Ruby Rewards and Victory
The game continues until one player ends their turn with the required number of Rubies (the number needed depends on the numbers of players). The round is completed, meaning all players have the same number of turns in the game. Once the round ends, the game ends. The player with the most Rubies wins the game. If there is a tie, the players sell their Goods markers for three Coins each and their Crystals for two Coins each. The tied players with the most Coins wins the game.
To learn more about Istanbul: The Dice Game, visit the game’s web page.
The Child Geeks like dice games. Actually, any game where they can pick up and drop something on the table seems to always keep their interest. And here I must add a word of caution. The bits on the game board are holding meaningful positions. Do not let the dice upset the game board. If Rubies go shifting thanks to a die bouncing on the game board, you’ll have ruined your game. That being said, it only happened once and once was enough to teach the Child Geeks a valuable lesson in “dice control”, which isn’t really a thing, but you get my point. According to one Child Geek, “I really liked the game. I liked how you could get good deals by using the tiles to make sure you are less interested in the dice.” Well, not “less interested”. More like “less dependent”. Which is true. Another Child Geek said, “The game is fast and fun. I like seeing how others use the dice.” There is downtime in the game, but the dice rolls and quick actions make the time between turns fairly short. A real plus for the Child Geeks. By the time the bazaar closed, the Child Geeks all voted to approve Istanbul: The Dice Game.

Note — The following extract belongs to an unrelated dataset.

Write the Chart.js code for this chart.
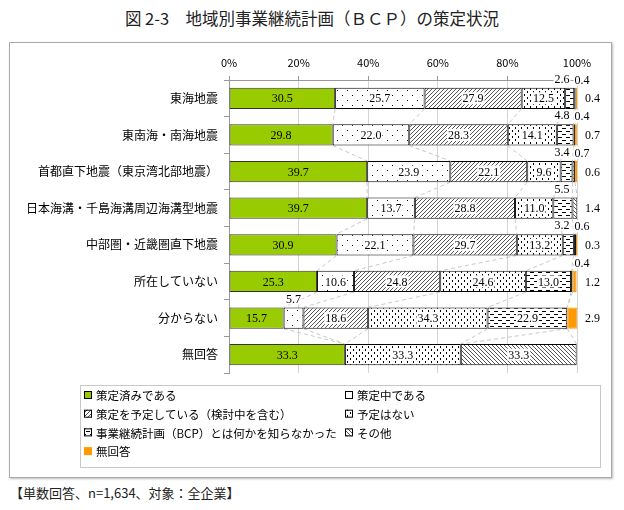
<!DOCTYPE html>
<html><head><meta charset="utf-8">
<script src="https://cdn.jsdelivr.net/npm/chart.js@4.4.1/dist/chart.umd.min.js"></script>
<style>
html,body{margin:0;padding:0;background:#fff;width:624px;height:510px;overflow:hidden;font-family:"Noto Sans CJK JP",sans-serif;}
#title{position:absolute;left:0;top:6px;width:624px;text-align:center;font-size:16.5px;line-height:24px;color:#222;}
#frame{position:absolute;left:9px;top:42px;width:601px;height:434px;border:1px solid #aaa;box-shadow:1px 1px 2px #bbb;}
#note{position:absolute;left:10px;top:483px;font-size:13px;line-height:20px;color:#222;}
canvas{display:block;}
</style></head>
<body>
<div id="title">図 2-3　地域別事業継続計画（ＢＣＰ）の策定状況</div>
<div id="frame"><canvas id="c" width="601" height="434"></canvas></div>
<div id="note">【単数回答、n=1,634、対象：全企業】</div>
<script>
const categories = ['東海地震','東南海・南海地震','首都直下地震（東京湾北部地震）','日本海溝・千島海溝周辺海溝型地震','中部圏・近畿圏直下地震','所在していない','分からない','無回答'];
const seriesNames = ['策定済みである','策定中である','策定を予定している（検討中を含む）','予定はない','事業継続計画（BCP）とは何かを知らなかった','その他','無回答'];
const formulated = [30.5,29.8,39.7,39.7,30.9,25.3,15.7,33.3];
const inProgress = [25.7,22.0,23.9,13.7,22.1,10.6,5.7,0];
const planned    = [27.9,28.3,22.1,28.8,29.7,24.8,18.6,0];
const noPlan     = [12.5,14.1,9.6,11.0,13.2,24.6,34.3,33.3];
const unaware    = [2.6,4.8,3.4,5.5,3.2,13.0,22.9,0];
const other      = [0.4,0.4,0.7,1.4,0.6,0.4,0,33.3];
const noAnswer   = [0.4,0.7,0.6,0,0.3,1.2,2.9,0];
const xTicks = [0,20,40,60,80,100];

function makePattern(type){
  const c=document.createElement('canvas');
  let w=4,h=4;
  if(type==='sparse'){w=10;h=10;}
  if(type==='vdash'){w=6;h=6;}
  if(type==='hdash'){w=8;h=6;}
  c.width=w;c.height=h;
  const g=c.getContext('2d');
  g.fillStyle='#fff';g.fillRect(0,0,w,h);
  g.fillStyle='#000';g.strokeStyle='#555';g.lineWidth=1;
  if(type==='sparse'){g.fillRect(2,2,1,1);g.fillRect(7,7,1,1);}
  else if(type==='vdash'){g.fillRect(1,0,1,2);g.fillRect(4,3,1,2);}
  else if(type==='hdash'){g.fillRect(0,1,4,1);g.fillRect(4,4,4,1);}
  else if(type==='fwd'){
    g.beginPath();g.moveTo(0,4);g.lineTo(4,0);g.moveTo(-1,1);g.lineTo(1,-1);g.moveTo(3,5);g.lineTo(5,3);g.stroke();
  } else if(type==='back'){
    g.beginPath();g.moveTo(0,0);g.lineTo(4,4);g.moveTo(-1,3);g.lineTo(1,5);g.moveTo(3,-1);g.lineTo(5,1);g.stroke();
  }
  return g.createPattern(c,'repeat');
}

const ctx0=document.getElementById('c').getContext('2d');
const fills=['#99CC00',makePattern('sparse'),makePattern('fwd'),makePattern('vdash'),makePattern('hdash'),makePattern('back'),'#FF9900'];
const values=[formulated,inProgress,planned,noPlan,unaware,other,noAnswer];
const borders=['#333','#000','#000','#000','#000','#000','#FF9900'];

const seriesLines={
  id:'seriesLines',
  beforeDatasetsDraw(chart){
    const ctx=chart.ctx, xs=chart.scales.x, ds=chart.data.datasets;
    const meta0=chart.getDatasetMeta(0).data;
    const n=chart.data.labels.length;
    ctx.save();ctx.strokeStyle='#c8c8c8';ctx.lineWidth=1;ctx.setLineDash([4,3]);
    for(let k=0;k<ds.length-1;k++){
      for(let j=0;j<n-1;j++){
        let a=0,b=0;
        for(let i=0;i<=k;i++){a+=ds[i].data[j];b+=ds[i].data[j+1];}
        const e1=meta0[j],e2=meta0[j+1];
        ctx.beginPath();
        ctx.moveTo(xs.getPixelForValue(a),e1.y+e1.height/2);
        ctx.lineTo(xs.getPixelForValue(b),e2.y-e2.height/2);
        ctx.stroke();
      }
    }
    ctx.restore();
  }
};

const segLabels={
  id:'segLabels',
  afterDatasetsDraw(chart){
    const ctx=chart.ctx, xs=chart.scales.x, ds=chart.data.datasets;
    const x100=xs.getPixelForValue(100);
    const n=chart.data.labels.length;
    ctx.save();
    ctx.font='12px "Liberation Serif", "DejaVu Serif", serif';
    ctx.textBaseline='middle';
    for(let j=0;j<n;j++){
      let last=-1; ds.forEach((d,i)=>{ if(d.data[j]>0) last=i; });
      ds.forEach((d,i)=>{
        const v=d.data[j]; if(!v) return;
        const el=chart.getDatasetMeta(i).data[j];
        const left=Math.min(el.x,el.base), right=Math.max(el.x,el.base);
        const cx=(left+right)/2, top=el.y-el.height/2;
        const txt=v.toFixed(1);
        const w=ctx.measureText(txt).width;
        let x,y,align='center',bg=false;
        if(v>=6){ x=cx; y=el.y; bg=i>0; }
        else if(i===last && i>=5){ x=x100+8; y=el.y; align='left'; }
        else {
          x=cx; if(i===5){ x=x100+5; } else if(i===4) x=Math.min(cx,x100-15);
          y=top-9+(i===5?1:0); bg=true;
        }
        if(bg){
          ctx.fillStyle='#fff';
          const bx= align==='left'? x-1 : x-w/2-1;
          ctx.fillRect(bx,y-6,w+2,12);
        }
        ctx.fillStyle='#000';ctx.textAlign=align;
        ctx.fillText(txt,x,y+1);
      });
    }
    ctx.restore();
  }
};

const boxLegend={
  id:'boxLegend',
  afterDraw(chart){
    const ctx=chart.ctx, ds=chart.data.datasets;
    const bx=70, by=chart.chartArea.bottom+12, bw=520, bh=82;
    ctx.save();
    ctx.strokeStyle='#c8c8c8';ctx.lineWidth=1;
    ctx.strokeRect(bx+0.5,by+0.5,bw,bh);
    ctx.font='11.5px "Noto Sans CJK JP", sans-serif';
    ctx.textBaseline='middle';ctx.textAlign='left';
    ds.forEach((d,i)=>{
      const col=i%2, row=Math.floor(i/2);
      const sx=bx+4+col*261, sy=by+10+row*18.7;
      ctx.fillStyle=d.backgroundColor;
      ctx.fillRect(sx,sy-4,8,8);
      if(i!==ds.length-1){ctx.strokeStyle='#000';ctx.strokeRect(sx+0.5,sy-3.5,7,7);}
      ctx.fillStyle='#000';
      ctx.fillText(d.label,sx+12,sy+1);
    });
    ctx.restore();
  }
};

new Chart(ctx0,{
  type:'bar',
  data:{
    labels:categories,
    datasets:values.map((v,i)=>({
      label:seriesNames[i], data:v, backgroundColor:fills[i],
      borderColor:borders[i], borderWidth:1, borderSkipped:false,
      barPercentage:0.58, categoryPercentage:1
    }))
  },
  options:{
    indexAxis:'y', responsive:false, animation:false,
    layout:{padding:{left:0,top:0,right:34,bottom:104}},
    plugins:{legend:{display:false},tooltip:{enabled:false},title:{display:false}},
    scales:{
      x:{
        position:'top', stacked:true, min:0, max:100,
        afterBuildTicks(s){ s.ticks=xTicks.map(v=>({value:v})); },
        afterFit(s){ s.height=37; },
        ticks:{callback:v=>v+'%', color:'#000', padding:7, maxRotation:0,
          font:{family:'"Noto Sans CJK JP", sans-serif', size:11}},
        grid:{color:'#d4d4d4', tickLength:4, tickColor:'#999'},
        border:{color:'#999'}
      },
      y:{
        stacked:true,
        afterFit(s){ s.width=219; },
        ticks:{color:'#000', padding:6, font:{family:'"Noto Sans CJK JP", sans-serif', size:12}},
        grid:{offset:true, drawOnChartArea:false, tickLength:5, color:'#999'},
        border:{color:'#999'}
      }
    }
  },
  plugins:[seriesLines,segLabels,boxLegend]
});
</script>
</body></html>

The Parent Geeks, especially the casual and less experienced players, found a good deal of enjoyment from the game, but not at first. According to one Parent Geek, “When you first play this game, it is difficult to determine what you should focus on. After you start filling in some holes by buying tiles, you start to see the path you should have taken from the start.” Which can be said for pretty much any game, but I get what the Parent Geek is saying. Players have little in the way of buying power, but unlimited buying potential. Players must work to make their turns as worthwhile as possible by purchasing the right economic tools to improve their economic power. As one Parent Geek put it, “The worst part of this game is waiting for your turn when you know you can buy a Ruby and pray to the board game gods that your opponents don’t buy it first!” Yep, waiting for your turn when you see a juicy Ruby on the market for a price you can afford is hell. When all the Rubies were purchased, the Parent Geeks voted to approve the game.

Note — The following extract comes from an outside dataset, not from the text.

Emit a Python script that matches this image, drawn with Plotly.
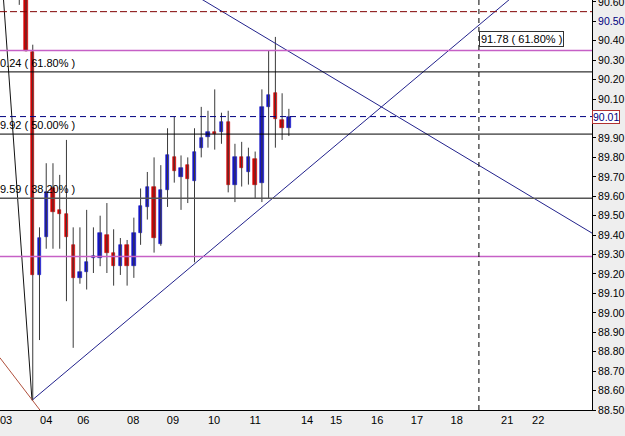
import plotly.graph_objects as go

# ---------------- data (4H bars, index = bar number) ----------------
BAR = list(range(-1, 40))
OPEN = [90.85, 90.90, 90.34, 89.195, 89.39, 89.64, 89.53, 89.51, 89.35, 89.18,
        89.21, 89.28, 89.28, 89.40, 89.31, 89.24, 89.35, 89.24, 89.41, 89.545,
        89.65, 89.355, 89.63, 89.80, 89.70, 89.76, 89.68, 89.85, 89.905, 89.93,
        89.93, 89.98, 89.66, 89.80, 89.725, 89.79, 89.67, 90.06, 90.13, 89.99, 89.95]
HIGH = [90.95, 90.95, 90.38, 89.44, 89.77, 89.77, 89.71, 89.89, 89.44, 89.44,
        89.53, 89.44, 89.50, 89.565, 89.43, 89.385, 89.375, 89.49, 89.64, 89.725,
        89.80, 89.76, 89.95, 90.01, 89.81, 89.80, 89.95, 90.06, 90.04, 90.15,
        90.03, 90.04, 89.87, 89.88, 89.85, 89.83, 90.15, 90.35, 90.42, 90.13, 90.05]
LOW = [90.585, 90.345, 88.55, 88.86, 89.33, 89.33, 89.33, 89.06, 88.82, 89.15,
       89.12, 89.205, 89.24, 89.205, 89.14, 89.195, 89.14, 89.18, 89.35, 89.48,
       89.31, 89.345, 89.545, 89.67, 89.53, 89.565, 89.26, 89.80, 89.85, 89.84,
       89.87, 89.62, 89.57, 89.65, 89.66, 89.59, 89.57, 89.59, 89.85, 89.89, 89.91]
CLOSE = [90.70, 90.35, 89.195, 89.385, 89.62, 89.52, 89.51, 89.39, 89.18, 89.21,
         89.26, 89.29, 89.41, 89.31, 89.24, 89.35, 89.24, 89.41, 89.55, 89.65,
         89.385, 89.63, 89.81, 89.73, 89.745, 89.69, 89.83, 89.90, 89.93, 89.92,
         89.98, 89.66, 89.80, 89.745, 89.80, 89.66, 90.06, 90.12, 90.00, 89.95, 90.01]

X_TICK_POS = [-2.95, 3.0, 8.5, 15.9, 21.8, 27.9, 34.0, 41.7, 46.0, 52.1, 58.0, 63.9, 71.4, 76.0]
X_TICK_TEXT = ["03", "04", "06", "08", "09", "10", "11", "14", "15", "16", "17", "18", "21", "22"]

Y_TICK_VALS = [90.6, 90.5, 90.4, 90.3, 90.2, 90.1, 89.9, 89.8, 89.7, 89.6, 89.5,
               89.4, 89.3, 89.2, 89.1, 89.0, 88.9, 88.8, 88.7, 88.6, 88.5]
Y_TICK_TEXT = ["90.60", "<span style='color:#000080'>90.50</span>", "90.40", "90.30", "90.20",
               "90.10", "89.90", "89.80", "89.70", "89.60", "89.50", "89.40", "89.30", "89.20",
               "89.10", "89.00", "88.90", "88.80", "88.70", "88.60", "88.50"]

LAST_PRICE = 90.01

# horizontal levels
H_LEVELS = [90.55, 90.35, 90.24, 90.01, 89.92, 89.59, 89.29]
H_COLORS = ["#800000", "#c660c6", "#000000", "#000080", "#000000", "#555555", "#c660c6"]
H_DASH = ["7px,3px", "solid", "solid", "6px,4px", "solid", "solid", "solid"]
H_WIDTH = [1, 1.3, 1, 1, 1, 1.5, 1.3]

FIB_LEVELS = [90.24, 89.92, 89.59]
FIB_TEXT = ["0.24 ( 61.80% )", "9.92 ( 50.00% )", "9.59 ( 38.20% )"]

# trend lines (bar index, price)
TREND_X = [[0.89, 84.0], [20.0, 84.0], [-3.6, 0.89], [-3.9, 2.5]]
TREND_Y = [[88.55, 90.97], [90.74, 89.41], [90.74, 88.55], [88.77, 88.48]]
TREND_COLORS = ["#22228c", "#22228c", "#111111", "#b0503c"]

V_LINE_X = 67.2
EXP_LABEL = "91.78 ( 61.80% )"
EXP_PRICE = 90.41

X_RANGE = [-3.86, 83.98]
Y_RANGE = [88.50, 90.61]

FONT = "Liberation Sans, Arial, sans-serif"

fig = go.Figure()

# wicks
wx, wy = [], []
for b, h, l in zip(BAR, HIGH, LOW):
    wx += [b, b, None]
    wy += [l, h, None]
fig.add_trace(go.Scatter(x=wx, y=wy, mode="lines",
                         line=dict(color="#3a3a3a", width=1), hoverinfo="skip",
                         showlegend=False))

# bodies
base = [min(o, c) for o, c in zip(OPEN, CLOSE)]
size = [abs(c - o) for o, c in zip(OPEN, CLOSE)]
cols = ["#1414c8" if c > o else "#d40000" for o, c in zip(OPEN, CLOSE)]
fig.add_trace(go.Bar(x=BAR, y=size, base=base, width=0.5,
                     marker=dict(color=cols, line=dict(color=cols, width=0.6)),
                     showlegend=False, hoverinfo="skip"))

# trend lines
for tx, ty, tc in zip(TREND_X, TREND_Y, TREND_COLORS):
    fig.add_trace(go.Scatter(x=tx, y=ty, mode="lines", line=dict(color=tc, width=1),
                             showlegend=False, hoverinfo="skip"))

# horizontal levels
for lv, c, d, w in zip(H_LEVELS, H_COLORS, H_DASH, H_WIDTH):
    fig.add_shape(type="line", xref="paper", x0=0, x1=1, yref="y", y0=lv, y1=lv,
                  line=dict(color=c, width=w, dash=d))

# vertical dashed line
fig.add_shape(type="line", xref="x", x0=V_LINE_X, x1=V_LINE_X, yref="paper", y0=0, y1=1,
              line=dict(color="#000000", width=1, dash="5px,4px"))

# fib labels
for lv, t in zip(FIB_LEVELS, FIB_TEXT):
    fig.add_annotation(xref="paper", x=0, xanchor="left", xshift=-2, y=lv, yanchor="bottom",
                       yshift=1, text=t, showarrow=False,
                       font=dict(family=FONT, size=11, color="#000000"))

# expansion label
fig.add_annotation(xref="x", x=V_LINE_X, xanchor="left", y=EXP_PRICE, yanchor="middle",
                   text=EXP_LABEL, showarrow=False, bgcolor="#ffffff",
                   bordercolor="#333333", borderwidth=1, borderpad=1,
                   font=dict(family=FONT, size=11, color="#000000"))

# current price box
fig.add_annotation(xref="paper", x=1, xanchor="left", xshift=0, y=LAST_PRICE,
                   yanchor="middle", text=f"{LAST_PRICE:.2f}", showarrow=False,
                   bgcolor="#ffffff", bordercolor="#b03030", borderwidth=1, borderpad=0,
                   font=dict(family=FONT, size=10.5, color="#000080"))

fig.update_layout(
    width=625, height=436,
    margin=dict(l=0, r=33, t=0, b=26),
    paper_bgcolor="#eeeeee", plot_bgcolor="#ffffff",
    bargap=0, showlegend=False,
    font=dict(family=FONT, size=11, color="#000000"),
    xaxis=dict(range=X_RANGE, tickvals=X_TICK_POS, ticktext=X_TICK_TEXT,
               showgrid=False, zeroline=False, showline=True, linecolor="#000000",
               linewidth=1, ticks="", tickfont=dict(family=FONT, size=11),
               ticklabeloverflow="allow", automargin=False, fixedrange=True),
    yaxis=dict(range=Y_RANGE, side="right", tickvals=Y_TICK_VALS, ticktext=Y_TICK_TEXT,
               showgrid=False, zeroline=False, showline=True, linecolor="#000000",
               linewidth=1, ticks="outside", ticklen=3, tickcolor="#000000",
               tickfont=dict(family=FONT, size=10.5), ticklabeloverflow="allow",
               automargin=False, fixedrange=True),
)

fig.write_html("out.html")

The Gamer Geeks liked the game, but found it a bit bland. According to one Gamer Geek, “A solid game and I’d suggest it to anyone as a good filler. The problem I have with it is that I don’t feel all that excited about my turns. I like how I can make a strong economic machine, but I don’t get any feeling of a rush by doing so. More like a general feeling of satisfaction of playing smart. Kind of like the feeling you get when you use coupons at the grocery store to get a really good deal.” The Gamer Geeks also felt that the last player in turn order sequence had too big of a starting advantage with the extra Coins at their disposal, but they also agreed that the advantage was very short-lived. As one Gamer Geek put it, “Victory in this game goes to the player who makes the smart choices and works to create shortcuts in the market by moving away from the dice.” When all the votes were in, the Gamer Geeks voted to approve Istanbul: The Dice Game. While they all collectively found it to be a bit dry, they also agreed it challenged them.
There is little in the way of “excitement” in this game. The players will have to make decisions, most certainly, and those decisions will impact future turns. But there is zero risk to be found in Istanbul: The Dice Game. Without risk, each roll is safe. Each choice is safe. The only thing the player “risks” is the inevitable pain of hindsight. For some of our players, that was a bit of a turn off.
The player choices are not always obvious, but they are limited. The dice determine the possibilities and the player mixes and matches the dice rolled results accordingly. Crystals and Goods markers help here, offsetting bad rolls and allow the player to take more control of what can be done on their turn. To put it another way, the player is held hostage by the dice at first, but through smart purchases, the player’s turn will become more efficient. This makes the dice a starting point, but not the final deciding factor.
And that is really the point of Istanbul: The Dice Game. Efficiency. The game plays very fast, so it’s in the player’s best interest to get their economic machine up and purring as quickly as possible. This is done by purchasing Mosque tiles, which provides resources, which can be used in turn to offset dice rolls and provide economic strength in the market. The only true goal is purchasing Rubies and if the player doesn’t realize that from the start, they’ll spend their time investing in areas that have no impact to the game’s victory condition. When playing Istanbul: The Dice Game, players must be shrewd. Each turn is an opportunity that should not be wasted.
As market games go, this is a good one for a filler. It’s light, strategy and tactics are necessary (to a point), and there are interesting choices to be made. I was concerned, at first, that the dice would add in randomness. If players were forced to use what they rolled, that would certainly be the case, but players can adjust the dice and include values not shown. This makes the dice a random starter, providing the player different resources to ponder using, chucking, or adjusting each round. As I mentioned, this game never felt exciting, but it was always interesting. Each turn started differently, despite the goal of each turn being the same.
I really enjoyed Istanbul: The Dice Game. It’s a light filler for the gaming elitists and a fun full game for the casual players. The time spent at the table feels right and there is a lot of replayability thanks to the dice, Bazaar cards, and Mosque tiles being randomized. You will always know what you can get in the bazaar, but not when it will be available. Players need to be on their toes, think ahead, and purchase aggressively if they hope to win. Do give Istanbul: The Dice Game a try when you have a chance.
This game was given to Father Geek as a review copy. Father Geek was not paid, bribed, wined, dined, or threatened in vain hopes of influencing this review. Such is the statuesque and legendary integrity of Father Geek.